En mars dernier, le long métrage en noir et blanc de Paola Cortellesi, Il reste encore demain – qui traitait de la violence domestique endurée par les femmes et dont l’action se déroulait après-guerre, pulvérisait les entrées au box office en Italie. Cette année, un autre film, Familia de Francesco Costabile, présenté à la Mostra 2024, revient sur le même thème. Mais son scénario s’ancre dans la réalité contemporaine et s’inspire du récit autobiographique de Luigi Celeste : Non sarà sempre così. Autant dire que ce fait de société s’inscrit dans une continuité historique et garde, hélas, une actualité dramatique.

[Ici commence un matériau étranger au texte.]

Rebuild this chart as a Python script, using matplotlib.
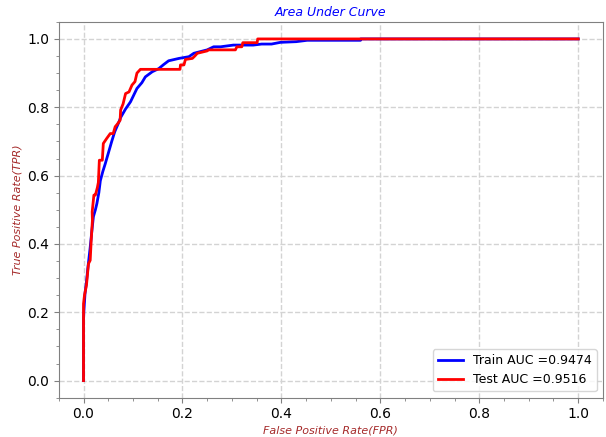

Le titre du film renvoie au tout puissant et redoutable pater familias romain. D’ailleurs on est à Rome. Pas celle de la Piazza Navona mais celle plus générique des cités périphériques. On ne verra guère la ville, la mise en scène enfermant la plupart du temps les personnages dans des intérieurs étroits, salle à manger, cuisine, corridor, cellule, parloir.
Licia (Barbara Ronchi) a deux fils. Alessandro et Luigi. Ils forment une petite famille aimante, dont l’équilibre et la paix sont menacés par la libération du père et mari, Franco (Francesco Di Leva). L’homme a passé 9 ans en prison pour vol à main armée. On comprend que les violences exercées sur sa femme l’ont également condamné à un « effacement du noyau familial ».
Mais la terreur est toujours présente chez Licia, qui change ses serrures, et chez Alessandro, l’aîné des garçons, qui entend encore les cris de sa mère sous les coups du père. Et en passant par ses fils et la faiblesse du cadet, Franco arrive à s’approcher du foyer et à s’y immiscer. Les violences reprennent, la police arrête Franco. Ale et Gigi sont envoyés en foyer, séparés pendant quatre ans de leur mère. Un traumatisme s’ajoutant aux autres. Une injustice pour la femme battue s’ajoutant aux autres.
« Respire »
Allers retours entre espoirs et désespoirs, calme et tempête, moments de bonheur et scènes cauchemardesques, entre silences et cris, mensonge et vérité, le film crée un rythme spasmodique. Dans ce couloir où chuchotent les enfants tandis que leur mère hurle derrière la porte de la chambre, on est Licia, on est Luigi, on est Ale. « Respire » dit Ale à son petit frère. Mais comment faire, la boule à la gorge ?
La B.O. signée Valerio Vigliar est d’une redoutable efficacité pour accompagner et souligner ces tensions. On est dans un Shining. Franco est le diable en personne, passé maître dans l’art de la manipulation, dévoré par la jalousie, enfermé dans sa propre toxicité fatale. On entre dans les peurs de chacun. Celles de Licia marquée à jamais dans son corps, soumise comme une bête terrorisée. Celle des fils. Gigi, surtout, qui ne voudrait pas ressembler à son père et craint de poursuivre une relation amoureuse avec Giulia (Tecla Insolia).
Les miroirs déformants d’une fête foraine leur renvoient une monstruosité potentielle. Le réalisateur dissèque la complexité des sentiments et des émotions de chacun, s’attardant davantage sur Luigi qui devient le personnage principal. Rien n’est simple. Tous voudraient tant « faire famille ».
Ce mélodrame noir comme la nuit dans laquelle le directeur de la photo Giuseppe Maio, le plonge le plus souvent, rapproche la chronique sociale et le cinéma d’horreur, impliquant le spectateur quitte à le malmener un peu.